Oleh karena itu, seperti yang dijelaskan Ibnu Gerindra, dalam rangka meningkatkan kinerja membangun kesejahteraan sosial, dibentuk pula Forum Komunikasi Pekerja Sosial Masyarakat (FKPSM). Forum ini berada dibawah binaan Departemen Sosial. “Melalui FKPSM, semua anggota PSM seluruh Indonesia bisa berkomunikasi, berkoordinasi, dan berkonsultasi mengenai kegiatan-kegiatan sosial,”terang Ibnu Gerindra.
Selain itu, lanjutnya, tujuan FKPSM juga untuk meningkatkan kualitas kerja setiap anggota terutama dalam membangun kemitraan dengan berbagai pihak.
“Terutama jika menghadapi situasi tanggap darurat seperti bencana alam di suatu wilayah, FKPSM di setiap kota bisa melakukan koordinasi mengumpulkan bantuan yang diperlukan masyarakat,”jelasnya.
Maka, untuk mengemban seluruh tugas sosial tersebut, sudah seharusnya anggota pekerja sosial masyarakat juga diperhatikan kesejahteraannya, mengingat sebagai relawan tanpa bayar mereka harus mencari sendiri pemasukan ekonominya.
Ibnu mengungkapkan, meski tidak digaji, kesejahteraan PSM tetap diperhatikan oleh dinas sosial dengan memberikan bimbingan dasar ekonomi produktif,“Ada bimbingan bagaimana memperoleh pemasukan dengan membentuk usaha-usaha kelompok maupun pribadi. Disitulah PSM dilibatkan, jadi tidak langsung diberikan gaji atau sejenisnya.”

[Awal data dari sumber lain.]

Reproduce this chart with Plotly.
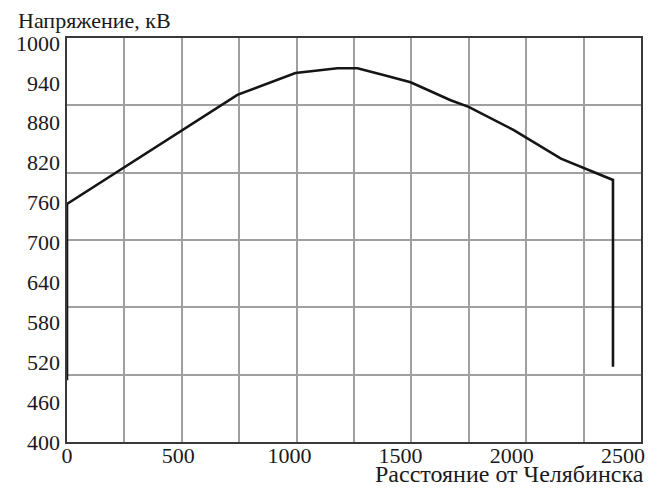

Ini juga merupakan wujud keteladanan yang dicontohkan kepada masyarakat. “Tidak ada artinya jika seseorang selalu mengomentari permasalahan sosial tetapi tidak pernah bergabung dengan masyarakat melakukan usaha untuk meminimalisir masalah tersebut,”jelasnya.
Seperti yang diungkapkan Priyono, tidak benar jika dikatakan kemiskinan sudah menurun. “Kami tahu persis ketika mendatangi masyarakat di desa-desa dan daerah pelosok. Masyarakat merintih. Jamkesos, Jamkesmas, SKTM, banyak yang tidak mendapat karena pembagiannya tidak rata, dan banyak juga yang dapat jaminan tersebut, tetapi tidak bisa digunakan,” ungkap Priyono.
Dalam menangani masalah sosial di masyarakat, seharusnya pemerintah tidak hanya melakukan pendataan jarak jauh ataupun memberikan komentar-komentar, namun tidak melihat realitas kehidupan masyarakat daerah-daerah yang kurang perhatian. Jika hanya dilakukan demikian, tetap saja suatu program yang dirancang tidak akan berjalan tepat sasaran. Peluang oknum-oknum tertentu untuk mengeruk keuntungan juga akan semakin besar.
Kinerja para relawan ini bisa dijadikan contoh. Mereka menghabiskan sebagian besar waktu dan biaya pribadi untuk melakukan berbagai aktivitas sosial.Semua itu tanpa memikirkan hasil dibelakang. Hal itulah yang seharusnya dilakukan pemerintah pusat hingga pemerintah daerah, sehingga layak jika memang ingin disebut sebagai wakil rakyat.